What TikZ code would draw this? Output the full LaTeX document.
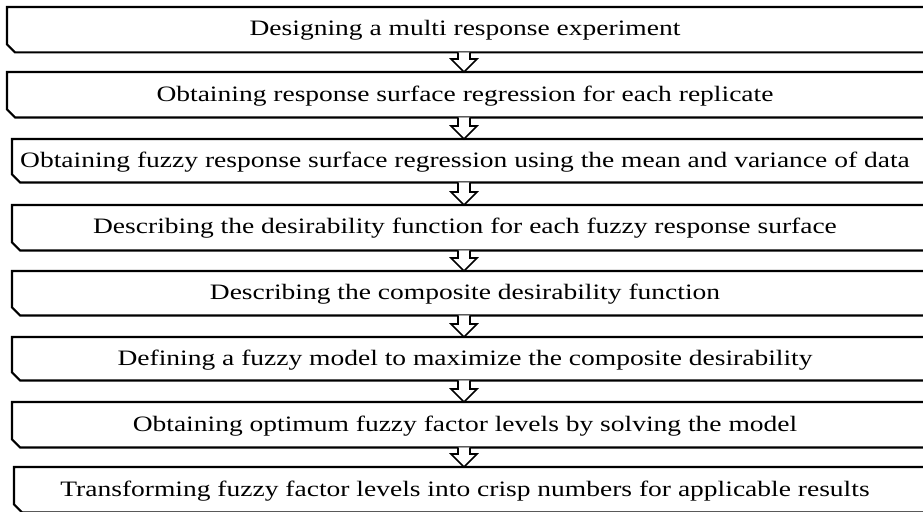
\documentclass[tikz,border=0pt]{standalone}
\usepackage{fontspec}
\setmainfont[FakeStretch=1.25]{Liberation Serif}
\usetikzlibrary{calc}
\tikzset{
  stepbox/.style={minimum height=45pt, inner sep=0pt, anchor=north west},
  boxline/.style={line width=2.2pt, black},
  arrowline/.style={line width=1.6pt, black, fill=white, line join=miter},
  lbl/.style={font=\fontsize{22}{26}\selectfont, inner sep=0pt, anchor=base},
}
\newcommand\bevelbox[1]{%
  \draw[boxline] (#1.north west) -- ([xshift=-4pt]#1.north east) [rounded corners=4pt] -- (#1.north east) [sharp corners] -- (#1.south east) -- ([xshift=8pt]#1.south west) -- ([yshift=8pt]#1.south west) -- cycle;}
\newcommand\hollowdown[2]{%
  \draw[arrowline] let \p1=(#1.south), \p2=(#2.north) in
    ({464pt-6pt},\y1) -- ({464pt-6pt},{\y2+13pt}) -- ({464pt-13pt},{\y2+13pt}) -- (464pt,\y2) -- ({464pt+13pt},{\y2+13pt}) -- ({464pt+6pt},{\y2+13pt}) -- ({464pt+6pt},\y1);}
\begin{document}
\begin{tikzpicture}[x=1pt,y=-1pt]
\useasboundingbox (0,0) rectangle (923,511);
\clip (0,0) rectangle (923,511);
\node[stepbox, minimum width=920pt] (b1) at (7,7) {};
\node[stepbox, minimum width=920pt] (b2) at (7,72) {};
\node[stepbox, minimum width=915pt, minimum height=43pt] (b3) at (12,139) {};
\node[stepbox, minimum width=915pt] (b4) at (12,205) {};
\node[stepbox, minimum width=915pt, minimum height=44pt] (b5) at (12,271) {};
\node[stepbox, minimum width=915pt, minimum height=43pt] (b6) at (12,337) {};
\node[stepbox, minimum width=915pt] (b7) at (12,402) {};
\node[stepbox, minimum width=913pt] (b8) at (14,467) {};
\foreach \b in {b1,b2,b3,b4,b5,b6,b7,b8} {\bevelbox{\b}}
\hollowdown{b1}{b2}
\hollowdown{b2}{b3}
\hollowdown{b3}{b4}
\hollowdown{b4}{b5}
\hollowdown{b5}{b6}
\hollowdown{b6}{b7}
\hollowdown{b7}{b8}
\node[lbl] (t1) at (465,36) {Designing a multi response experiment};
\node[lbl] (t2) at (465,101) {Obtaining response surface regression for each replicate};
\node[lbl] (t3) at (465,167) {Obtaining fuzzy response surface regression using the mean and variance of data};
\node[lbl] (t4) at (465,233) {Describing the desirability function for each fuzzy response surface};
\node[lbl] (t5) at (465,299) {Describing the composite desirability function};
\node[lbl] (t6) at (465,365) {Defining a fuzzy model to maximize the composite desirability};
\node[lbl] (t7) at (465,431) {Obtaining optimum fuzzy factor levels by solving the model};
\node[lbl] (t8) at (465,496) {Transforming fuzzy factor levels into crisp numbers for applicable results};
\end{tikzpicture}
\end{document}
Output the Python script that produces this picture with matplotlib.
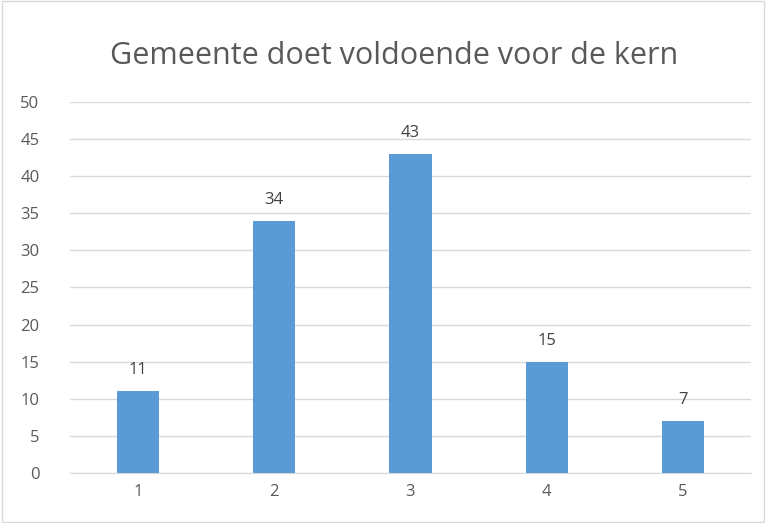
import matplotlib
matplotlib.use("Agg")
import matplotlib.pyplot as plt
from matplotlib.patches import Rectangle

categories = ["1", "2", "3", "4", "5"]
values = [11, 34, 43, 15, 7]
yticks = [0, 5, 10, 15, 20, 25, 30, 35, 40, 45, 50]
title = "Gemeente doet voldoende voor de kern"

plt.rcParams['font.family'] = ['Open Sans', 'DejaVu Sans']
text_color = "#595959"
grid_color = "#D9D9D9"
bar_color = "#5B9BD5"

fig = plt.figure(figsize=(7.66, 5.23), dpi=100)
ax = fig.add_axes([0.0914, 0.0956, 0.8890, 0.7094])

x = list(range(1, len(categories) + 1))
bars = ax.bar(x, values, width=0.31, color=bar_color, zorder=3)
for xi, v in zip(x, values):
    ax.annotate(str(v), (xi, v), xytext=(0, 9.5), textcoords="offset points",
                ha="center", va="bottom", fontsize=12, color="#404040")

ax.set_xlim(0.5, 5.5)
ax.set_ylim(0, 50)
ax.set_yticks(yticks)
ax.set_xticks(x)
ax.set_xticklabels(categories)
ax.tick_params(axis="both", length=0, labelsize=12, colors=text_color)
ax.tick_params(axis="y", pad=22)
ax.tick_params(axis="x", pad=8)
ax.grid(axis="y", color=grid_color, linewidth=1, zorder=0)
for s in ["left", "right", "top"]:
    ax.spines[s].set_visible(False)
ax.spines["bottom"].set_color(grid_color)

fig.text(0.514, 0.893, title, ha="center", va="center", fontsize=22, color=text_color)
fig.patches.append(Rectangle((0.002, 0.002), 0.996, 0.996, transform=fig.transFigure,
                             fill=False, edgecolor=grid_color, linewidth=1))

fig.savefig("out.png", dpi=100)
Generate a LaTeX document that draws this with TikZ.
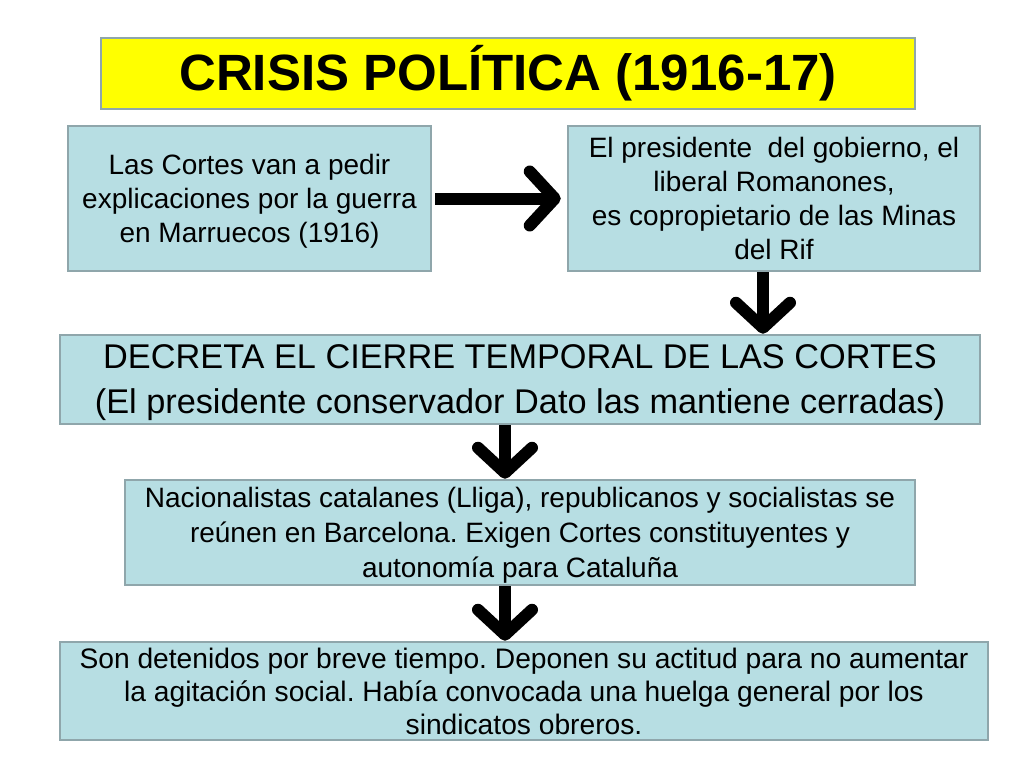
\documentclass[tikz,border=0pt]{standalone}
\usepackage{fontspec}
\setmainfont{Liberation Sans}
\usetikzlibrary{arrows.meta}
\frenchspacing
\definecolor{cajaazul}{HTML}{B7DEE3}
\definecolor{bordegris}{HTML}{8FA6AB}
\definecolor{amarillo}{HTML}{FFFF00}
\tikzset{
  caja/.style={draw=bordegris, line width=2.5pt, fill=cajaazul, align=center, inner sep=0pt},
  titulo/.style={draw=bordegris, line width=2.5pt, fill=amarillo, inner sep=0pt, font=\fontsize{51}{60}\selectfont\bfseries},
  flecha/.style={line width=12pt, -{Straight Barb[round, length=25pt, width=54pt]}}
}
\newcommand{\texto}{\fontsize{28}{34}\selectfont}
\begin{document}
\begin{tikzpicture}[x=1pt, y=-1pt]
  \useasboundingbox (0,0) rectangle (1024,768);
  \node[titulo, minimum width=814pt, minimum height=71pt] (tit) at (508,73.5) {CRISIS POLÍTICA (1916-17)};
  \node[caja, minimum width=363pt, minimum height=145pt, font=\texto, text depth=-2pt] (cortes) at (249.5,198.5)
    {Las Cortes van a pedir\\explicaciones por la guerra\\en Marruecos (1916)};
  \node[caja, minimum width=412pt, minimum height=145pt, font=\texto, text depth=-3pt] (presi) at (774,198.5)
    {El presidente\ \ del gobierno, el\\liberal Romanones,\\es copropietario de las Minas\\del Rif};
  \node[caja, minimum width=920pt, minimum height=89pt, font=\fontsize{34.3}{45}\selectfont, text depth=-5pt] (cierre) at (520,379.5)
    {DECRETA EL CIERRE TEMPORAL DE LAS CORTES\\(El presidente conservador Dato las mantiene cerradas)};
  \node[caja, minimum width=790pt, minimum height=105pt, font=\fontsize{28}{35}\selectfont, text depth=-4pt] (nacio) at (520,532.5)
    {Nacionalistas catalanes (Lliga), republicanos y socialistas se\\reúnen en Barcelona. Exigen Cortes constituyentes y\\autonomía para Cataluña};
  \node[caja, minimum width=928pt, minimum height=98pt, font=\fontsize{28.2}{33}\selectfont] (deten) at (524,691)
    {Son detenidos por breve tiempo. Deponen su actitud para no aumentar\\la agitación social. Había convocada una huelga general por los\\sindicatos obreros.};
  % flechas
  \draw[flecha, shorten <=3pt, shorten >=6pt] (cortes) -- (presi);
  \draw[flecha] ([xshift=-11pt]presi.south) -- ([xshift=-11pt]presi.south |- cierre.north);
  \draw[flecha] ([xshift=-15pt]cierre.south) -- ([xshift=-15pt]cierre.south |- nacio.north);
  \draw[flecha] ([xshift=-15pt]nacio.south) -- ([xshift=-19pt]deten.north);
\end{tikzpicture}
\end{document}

## [TASK GOAL]
Your answer should be one number: the count of lines in the data above that include the word "LaTeX".

## [OUTPUT OF THE TASK]
2